- **EXERCISE AIM**
Below is a listing; write it out exactly and drop any images from it.

- **STORED DATA**
"""

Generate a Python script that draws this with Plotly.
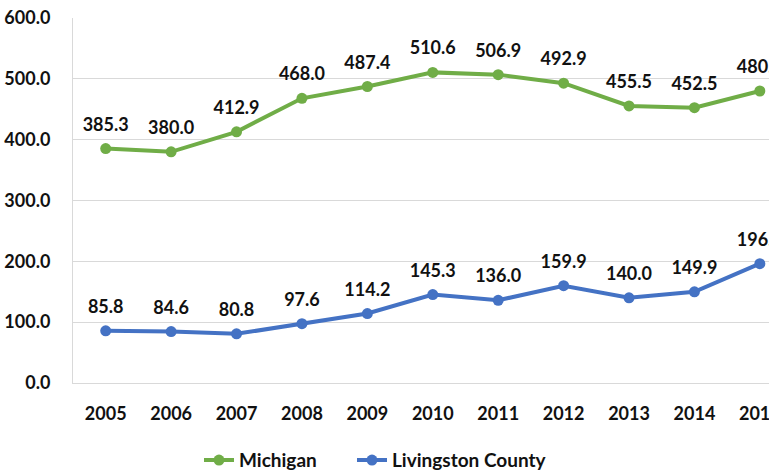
import plotly.graph_objects as go

years = ["2005", "2006", "2007", "2008", "2009", "2010", "2011", "2012", "2013", "2014", "2015"]
michigan = [385.3, 380.0, 412.9, 468.0, 487.4, 510.6, 506.9, 492.9, 455.5, 452.5, 480.0]
livingston = [85.8, 84.6, 80.8, 97.6, 114.2, 145.3, 136.0, 159.9, 140.0, 149.9, 196.1]
y_ticks = [0, 100, 200, 300, 400, 500, 600]

GREEN = "#70AD47"
BLUE = "#4472C4"
FONT = "Lato"
TXT = "#111111"

fig = go.Figure()
for name, vals, col, lg in [("Michigan", michigan, GREEN, "legend"),
                            ("Livingston County", livingston, BLUE, "legend2")]:
    fig.add_trace(go.Scatter(
        x=years, y=vals, name=name, mode="lines+markers", legend=lg,
        line=dict(color=col, width=4),
        marker=dict(color=col, size=11),
    ))
for vals in [michigan, livingston]:
    fig.add_trace(go.Scatter(
        x=years, y=vals, mode="markers+text", showlegend=False, hoverinfo="skip",
        marker=dict(size=20, color="rgba(0,0,0,0)"),
        text=[f"{v:.1f}" for v in vals], textposition="top center",
        textfont=dict(family=FONT, size=18, color=TXT, weight="bold"),
    ))

leg_common = dict(orientation="h", xref="container", yref="container", xanchor="left",
                  y=0.025, yanchor="middle", font=dict(family=FONT, size=19, color=TXT, weight="bold"),
                  bgcolor="rgba(0,0,0,0)")
fig.update_layout(
    width=769, height=472,
    margin=dict(l=73, r=0, t=18, b=89, autoexpand=False),
    plot_bgcolor="white", paper_bgcolor="white",
    font=dict(family=FONT, size=18, color=TXT, weight="bold"),
    showlegend=True,
    legend=dict(x=199 / 769, **leg_common),
    legend2=dict(x=352 / 769, **leg_common),
)
fig.update_xaxes(type="category", range=[-0.5, 10.14], showgrid=False,
                 showline=True, linecolor="#D9D9D9", linewidth=1,
                 ticks="", ticklabelstandoff=14,
                 tickfont=dict(family=FONT, size=18, color=TXT, weight="bold"))
fig.update_yaxes(range=[0, 600], tickvals=y_ticks, tickformat=".1f",
                 showgrid=True, gridcolor="#D9D9D9", gridwidth=1,
                 showline=True, linecolor="#D9D9D9", linewidth=1, zeroline=False,
                 ticks="", ticklabelstandoff=18,
                 tickfont=dict(family=FONT, size=18, color=TXT, weight="bold"))

fig.write_html("out.html", config={"displayModeBar": False},
               post_script="document.body.style.margin='0';document.body.style.overflow='hidden';")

"""

- **WRITTEN ANSWER**
Generate a Python script that draws this with Plotly.
import plotly.graph_objects as go

years = ["2005", "2006", "2007", "2008", "2009", "2010", "2011", "2012", "2013", "2014", "2015"]
michigan = [385.3, 380.0, 412.9, 468.0, 487.4, 510.6, 506.9, 492.9, 455.5, 452.5, 480.0]
livingston = [85.8, 84.6, 80.8, 97.6, 114.2, 145.3, 136.0, 159.9, 140.0, 149.9, 196.1]
y_ticks = [0, 100, 200, 300, 400, 500, 600]

GREEN = "#70AD47"
BLUE = "#4472C4"
FONT = "Lato"
TXT = "#111111"

fig = go.Figure()
for name, vals, col, lg in [("Michigan", michigan, GREEN, "legend"),
                            ("Livingston County", livingston, BLUE, "legend2")]:
    fig.add_trace(go.Scatter(
        x=years, y=vals, name=name, mode="lines+markers", legend=lg,
        line=dict(color=col, width=4),
        marker=dict(color=col, size=11),
    ))
for vals in [michigan, livingston]:
    fig.add_trace(go.Scatter(
        x=years, y=vals, mode="markers+text", showlegend=False, hoverinfo="skip",
        marker=dict(size=20, color="rgba(0,0,0,0)"),
        text=[f"{v:.1f}" for v in vals], textposition="top center",
        textfont=dict(family=FONT, size=18, color=TXT, weight="bold"),
    ))

leg_common = dict(orientation="h", xref="container", yref="container", xanchor="left",
                  y=0.025, yanchor="middle", font=dict(family=FONT, size=19, color=TXT, weight="bold"),
                  bgcolor="rgba(0,0,0,0)")
fig.update_layout(
    width=769, height=472,
    margin=dict(l=73, r=0, t=18, b=89, autoexpand=False),
    plot_bgcolor="white", paper_bgcolor="white",
    font=dict(family=FONT, size=18, color=TXT, weight="bold"),
    showlegend=True,
    legend=dict(x=199 / 769, **leg_common),
    legend2=dict(x=352 / 769, **leg_common),
)
fig.update_xaxes(type="category", range=[-0.5, 10.14], showgrid=False,
                 showline=True, linecolor="#D9D9D9", linewidth=1,
                 ticks="", ticklabelstandoff=14,
                 tickfont=dict(family=FONT, size=18, color=TXT, weight="bold"))
fig.update_yaxes(range=[0, 600], tickvals=y_ticks, tickformat=".1f",
                 showgrid=True, gridcolor="#D9D9D9", gridwidth=1,
                 showline=True, linecolor="#D9D9D9", linewidth=1, zeroline=False,
                 ticks="", ticklabelstandoff=18,
                 tickfont=dict(family=FONT, size=18, color=TXT, weight="bold"))

fig.write_html("out.html", config={"displayModeBar": False},
               post_script="document.body.style.margin='0';document.body.style.overflow='hidden';")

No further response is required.